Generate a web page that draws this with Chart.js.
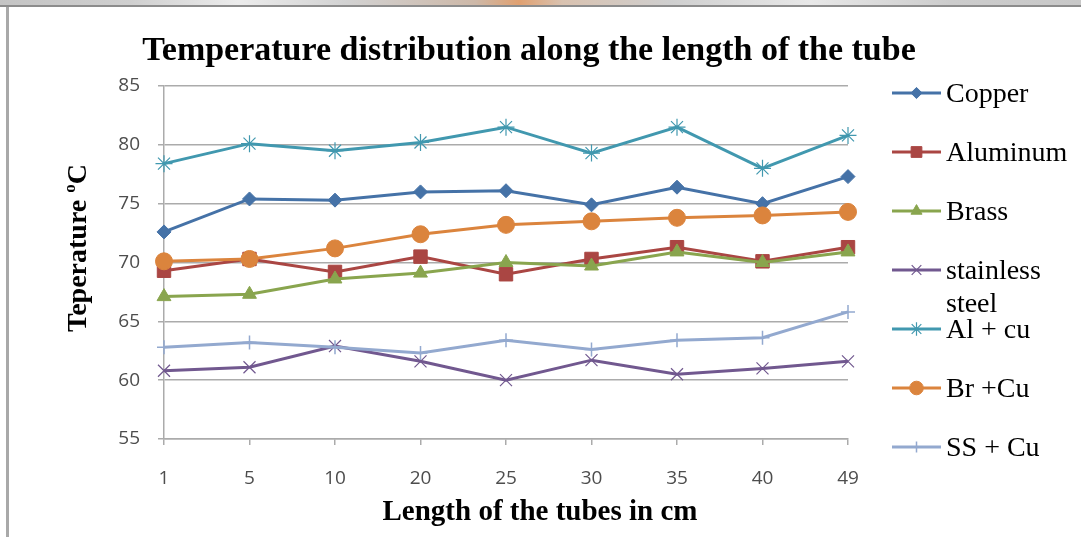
<!DOCTYPE html>
<html>
<head>
<meta charset="utf-8">
<title>Temperature distribution along the length of the tube</title>
<script src="https://cdn.jsdelivr.net/npm/chart.js@4/dist/chart.umd.min.js"></script>
<style>
  html, body { margin: 0; padding: 0; background: #ffffff; }
  #frame { position: relative; width: 1081px; height: 537px; overflow: hidden; background: #ffffff; }
  #topband {
    position: absolute; left: 0; top: 0; width: 1081px; height: 5px;
    background: linear-gradient(90deg, #c4c4c4 0%, #cfcfcf 12%, #ececec 22%, #d2d2d2 32%,
      #cdb8a8 44%, #e0a070 48%, #d9c2b0 52%, #cfcfcf 62%, #e8e8e8 75%, #cccccc 88%, #c8c8c8 100%);
    border-bottom: 2px solid #8c8c8c;
  }
  #leftrule { position: absolute; left: 6px; top: 7px; width: 3px; height: 530px; background: #a9a9a9; }
  #chart { position: absolute; left: 0; top: 0; }
</style>
</head>
<body>
<div id="frame">
  <div id="topband"></div>
  <div id="leftrule"></div>
  <canvas id="chart" width="1081" height="537"></canvas>
</div>
<script>
// Tube length positions (cm) and measured temperatures (°C)
const lengths = ['1', '5', '10', '20', '25', '30', '35', '40', '49'];
const copper    = [72.6, 75.4, 75.3, 76.0, 76.1, 74.9, 76.4, 75.0, 77.3];
const aluminum  = [69.3, 70.3, 69.2, 70.5, 69.0, 70.3, 71.3, 70.1, 71.3];
const brass     = [67.1, 67.3, 68.6, 69.1, 70.0, 69.7, 70.9, 70.0, 70.9];
const stainless = [60.8, 61.1, 62.9, 61.6, 60.0, 61.7, 60.5, 61.0, 61.6];
const alCu      = [78.4, 80.1, 79.5, 80.2, 81.5, 79.3, 81.5, 78.0, 80.8];
const brCu      = [70.1, 70.3, 71.2, 72.4, 73.2, 73.5, 73.8, 74.0, 74.3];
const ssCu      = [62.8, 63.2, 62.8, 62.3, 63.4, 62.6, 63.4, 63.6, 65.8];

const seriesNames = ['Copper', 'Aluminum', 'Brass', 'stainless steel', 'Al + cu', 'Br +Cu', 'SS + Cu'];
const yTicks = { min: 55, max: 85, step: 5 };

const SERIF = '"Liberation Serif", "Times New Roman", serif';
const SANS = '"Open Sans", "Liberation Sans", sans-serif';

function series(label, data, color, style, radius, markerLine, index) {
  return {
    label: label,
    data: data,
    borderColor: color,
    backgroundColor: color,
    borderWidth: 3,
    pointStyle: style,
    pointRadius: radius,
    pointHoverRadius: radius,
    pointBackgroundColor: color,
    pointBorderColor: color,
    pointBorderWidth: markerLine,
    tension: 0,
    clip: false,
    order: 7 - index
  };
}

const datasets = [
  series(seriesNames[0], copper,    '#4572A7', 'rectRot',  7,   1, 0),
  series(seriesNames[1], aluminum,  '#AA4643', 'rect',     9.5, 1, 1),
  series(seriesNames[2], brass,     '#89A54E', 'triangle', 8,   1, 2),
  series(seriesNames[3], stainless, '#71588F', 'crossRot', 8.5, 1.2, 3),
  series(seriesNames[4], alCu,      '#4198AF', 'star',     8.5, 1.2, 4),
  series(seriesNames[5], brCu,      '#DB843D', 'circle',   8.5, 1, 5),
  series(seriesNames[6], ssCu,      '#93A9CF', 'cross',    7,   1.5, 6)
];

// Title, axis titles and the series key, drawn on the canvas
const annotations = {
  id: 'annotations',
  afterDraw(chart) {
    const ctx = chart.ctx;
    ctx.save();
    ctx.fillStyle = '#000000';

    // Chart title
    ctx.font = 'bold 34px ' + SERIF;
    ctx.textAlign = 'center';
    ctx.textBaseline = 'alphabetic';
    ctx.fillText('Temperature distribution along the length of the tube', 529, 60);

    // X axis title
    ctx.font = 'bold 29px ' + SERIF;
    ctx.fillText('Length of the tubes in cm', 540, 520);

    // Y axis title with superscript degree mark
    ctx.save();
    ctx.translate(86, 248);
    ctx.rotate(-Math.PI / 2);
    const main = 'Teperature ';
    ctx.font = 'bold 28px ' + SERIF;
    const wMain = ctx.measureText(main).width;
    ctx.font = 'bold 17px ' + SERIF;
    const wSup = ctx.measureText('o').width;
    ctx.font = 'bold 28px ' + SERIF;
    const wC = ctx.measureText('C').width;
    let x0 = -(wMain + wSup + wC) / 2;
    ctx.textAlign = 'left';
    ctx.fillText(main, x0, 0);
    ctx.font = 'bold 17px ' + SERIF;
    ctx.fillText('o', x0 + wMain, -11);
    ctx.font = 'bold 28px ' + SERIF;
    ctx.fillText('C', x0 + wMain + wSup, 0);
    ctx.restore();

    // Series key on the right
    const keyX0 = 892, keyX1 = 941, textX = 946;
    const firstY = 93, stepY = 59;
    ctx.textAlign = 'left';
    ctx.textBaseline = 'middle';
    chart.data.datasets.forEach((ds, i) => {
      const y = firstY + i * stepY;
      ctx.strokeStyle = ds.borderColor;
      ctx.lineWidth = 3;
      ctx.beginPath();
      ctx.moveTo(keyX0, y);
      ctx.lineTo(keyX1, y);
      ctx.stroke();
      if (Chart.helpers && Chart.helpers.drawPoint) {
        ctx.fillStyle = ds.pointBackgroundColor;
        ctx.strokeStyle = ds.pointBorderColor;
        ctx.lineWidth = ds.pointBorderWidth;
        Chart.helpers.drawPoint(ctx, {
          pointStyle: ds.pointStyle,
          radius: ds.pointRadius * 0.8,
          borderWidth: ds.pointBorderWidth,
          rotation: 0
        }, (keyX0 + keyX1) / 2, y);
      }
      ctx.fillStyle = '#000000';
      ctx.font = '28px ' + SERIF;
      const words = ds.label === 'stainless steel' ? ['stainless', 'steel'] : [ds.label];
      words.forEach((w, k) => ctx.fillText(w, textX, y + 2 + k * 33));
    });
    ctx.restore();
  }
};

const gridColor = '#ababab';
const tickColor = '#4d4d4d';

new Chart(document.getElementById('chart'), {
  type: 'line',
  data: { labels: lengths, datasets: datasets },
  options: {
    responsive: false,
    animation: false,
    devicePixelRatio: 1,
    layout: { padding: { top: 86, right: 233, bottom: 0, left: 0 } },
    plugins: {
      legend: { display: false },
      title: { display: false },
      tooltip: { enabled: false }
    },
    scales: {
      x: {
        offset: false,
        grid: { drawOnChartArea: false, drawTicks: true, tickLength: 6, color: gridColor, lineWidth: 1.5 },
        border: { display: true, color: gridColor, width: 1.5 },
        ticks: { color: tickColor, font: { family: SANS, size: 19 }, padding: 22, maxRotation: 0, autoSkip: false },
        afterFit(scale) { scale.height = 537 - 439; }
      },
      y: {
        min: yTicks.min,
        max: yTicks.max,
        ticks: { stepSize: yTicks.step, color: tickColor, font: { family: SANS, size: 19 }, padding: 18 },
        grid: { color: gridColor, lineWidth: 1.5, tickLength: 6 },
        border: { display: true, color: gridColor, width: 1.5 },
        afterFit(scale) { scale.width = 164; }
      }
    }
  },
  plugins: [annotations]
});
</script>
</body>
</html>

### Instructions for the task
Make an exact copy of all the material, but keep the pictures out of it.

### Written solution
Generate a web page that draws this with Chart.js.
<!DOCTYPE html>
<html>
<head>
<meta charset="utf-8">
<title>Temperature distribution along the length of the tube</title>
<script src="https://cdn.jsdelivr.net/npm/chart.js@4/dist/chart.umd.min.js"></script>
<style>
  html, body { margin: 0; padding: 0; background: #ffffff; }
  #frame { position: relative; width: 1081px; height: 537px; overflow: hidden; background: #ffffff; }
  #topband {
    position: absolute; left: 0; top: 0; width: 1081px; height: 5px;
    background: linear-gradient(90deg, #c4c4c4 0%, #cfcfcf 12%, #ececec 22%, #d2d2d2 32%,
      #cdb8a8 44%, #e0a070 48%, #d9c2b0 52%, #cfcfcf 62%, #e8e8e8 75%, #cccccc 88%, #c8c8c8 100%);
    border-bottom: 2px solid #8c8c8c;
  }
  #leftrule { position: absolute; left: 6px; top: 7px; width: 3px; height: 530px; background: #a9a9a9; }
  #chart { position: absolute; left: 0; top: 0; }
</style>
</head>
<body>
<div id="frame">
  <div id="topband"></div>
  <div id="leftrule"></div>
  <canvas id="chart" width="1081" height="537"></canvas>
</div>
<script>
// Tube length positions (cm) and measured temperatures (°C)
const lengths = ['1', '5', '10', '20', '25', '30', '35', '40', '49'];
const copper    = [72.6, 75.4, 75.3, 76.0, 76.1, 74.9, 76.4, 75.0, 77.3];
const aluminum  = [69.3, 70.3, 69.2, 70.5, 69.0, 70.3, 71.3, 70.1, 71.3];
const brass     = [67.1, 67.3, 68.6, 69.1, 70.0, 69.7, 70.9, 70.0, 70.9];
const stainless = [60.8, 61.1, 62.9, 61.6, 60.0, 61.7, 60.5, 61.0, 61.6];
const alCu      = [78.4, 80.1, 79.5, 80.2, 81.5, 79.3, 81.5, 78.0, 80.8];
const brCu      = [70.1, 70.3, 71.2, 72.4, 73.2, 73.5, 73.8, 74.0, 74.3];
const ssCu      = [62.8, 63.2, 62.8, 62.3, 63.4, 62.6, 63.4, 63.6, 65.8];

const seriesNames = ['Copper', 'Aluminum', 'Brass', 'stainless steel', 'Al + cu', 'Br +Cu', 'SS + Cu'];
const yTicks = { min: 55, max: 85, step: 5 };

const SERIF = '"Liberation Serif", "Times New Roman", serif';
const SANS = '"Open Sans", "Liberation Sans", sans-serif';

function series(label, data, color, style, radius, markerLine, index) {
  return {
    label: label,
    data: data,
    borderColor: color,
    backgroundColor: color,
    borderWidth: 3,
    pointStyle: style,
    pointRadius: radius,
    pointHoverRadius: radius,
    pointBackgroundColor: color,
    pointBorderColor: color,
    pointBorderWidth: markerLine,
    tension: 0,
    clip: false,
    order: 7 - index
  };
}

const datasets = [
  series(seriesNames[0], copper,    '#4572A7', 'rectRot',  7,   1, 0),
  series(seriesNames[1], aluminum,  '#AA4643', 'rect',     9.5, 1, 1),
  series(seriesNames[2], brass,     '#89A54E', 'triangle', 8,   1, 2),
  series(seriesNames[3], stainless, '#71588F', 'crossRot', 8.5, 1.2, 3),
  series(seriesNames[4], alCu,      '#4198AF', 'star',     8.5, 1.2, 4),
  series(seriesNames[5], brCu,      '#DB843D', 'circle',   8.5, 1, 5),
  series(seriesNames[6], ssCu,      '#93A9CF', 'cross',    7,   1.5, 6)
];

// Title, axis titles and the series key, drawn on the canvas
const annotations = {
  id: 'annotations',
  afterDraw(chart) {
    const ctx = chart.ctx;
    ctx.save();
    ctx.fillStyle = '#000000';

    // Chart title
    ctx.font = 'bold 34px ' + SERIF;
    ctx.textAlign = 'center';
    ctx.textBaseline = 'alphabetic';
    ctx.fillText('Temperature distribution along the length of the tube', 529, 60);

    // X axis title
    ctx.font = 'bold 29px ' + SERIF;
    ctx.fillText('Length of the tubes in cm', 540, 520);

    // Y axis title with superscript degree mark
    ctx.save();
    ctx.translate(86, 248);
    ctx.rotate(-Math.PI / 2);
    const main = 'Teperature ';
    ctx.font = 'bold 28px ' + SERIF;
    const wMain = ctx.measureText(main).width;
    ctx.font = 'bold 17px ' + SERIF;
    const wSup = ctx.measureText('o').width;
    ctx.font = 'bold 28px ' + SERIF;
    const wC = ctx.measureText('C').width;
    let x0 = -(wMain + wSup + wC) / 2;
    ctx.textAlign = 'left';
    ctx.fillText(main, x0, 0);
    ctx.font = 'bold 17px ' + SERIF;
    ctx.fillText('o', x0 + wMain, -11);
    ctx.font = 'bold 28px ' + SERIF;
    ctx.fillText('C', x0 + wMain + wSup, 0);
    ctx.restore();

    // Series key on the right
    const keyX0 = 892, keyX1 = 941, textX = 946;
    const firstY = 93, stepY = 59;
    ctx.textAlign = 'left';
    ctx.textBaseline = 'middle';
    chart.data.datasets.forEach((ds, i) => {
      const y = firstY + i * stepY;
      ctx.strokeStyle = ds.borderColor;
      ctx.lineWidth = 3;
      ctx.beginPath();
      ctx.moveTo(keyX0, y);
      ctx.lineTo(keyX1, y);
      ctx.stroke();
      if (Chart.helpers && Chart.helpers.drawPoint) {
        ctx.fillStyle = ds.pointBackgroundColor;
        ctx.strokeStyle = ds.pointBorderColor;
        ctx.lineWidth = ds.pointBorderWidth;
        Chart.helpers.drawPoint(ctx, {
          pointStyle: ds.pointStyle,
          radius: ds.pointRadius * 0.8,
          borderWidth: ds.pointBorderWidth,
          rotation: 0
        }, (keyX0 + keyX1) / 2, y);
      }
      ctx.fillStyle = '#000000';
      ctx.font = '28px ' + SERIF;
      const words = ds.label === 'stainless steel' ? ['stainless', 'steel'] : [ds.label];
      words.forEach((w, k) => ctx.fillText(w, textX, y + 2 + k * 33));
    });
    ctx.restore();
  }
};

const gridColor = '#ababab';
const tickColor = '#4d4d4d';

new Chart(document.getElementById('chart'), {
  type: 'line',
  data: { labels: lengths, datasets: datasets },
  options: {
    responsive: false,
    animation: false,
    devicePixelRatio: 1,
    layout: { padding: { top: 86, right: 233, bottom: 0, left: 0 } },
    plugins: {
      legend: { display: false },
      title: { display: false },
      tooltip: { enabled: false }
    },
    scales: {
      x: {
        offset: false,
        grid: { drawOnChartArea: false, drawTicks: true, tickLength: 6, color: gridColor, lineWidth: 1.5 },
        border: { display: true, color: gridColor, width: 1.5 },
        ticks: { color: tickColor, font: { family: SANS, size: 19 }, padding: 22, maxRotation: 0, autoSkip: false },
        afterFit(scale) { scale.height = 537 - 439; }
      },
      y: {
        min: yTicks.min,
        max: yTicks.max,
        ticks: { stepSize: yTicks.step, color: tickColor, font: { family: SANS, size: 19 }, padding: 18 },
        grid: { color: gridColor, lineWidth: 1.5, tickLength: 6 },
        border: { display: true, color: gridColor, width: 1.5 },
        afterFit(scale) { scale.width = 164; }
      }
    }
  },
  plugins: [annotations]
});
</script>
</body>
</html>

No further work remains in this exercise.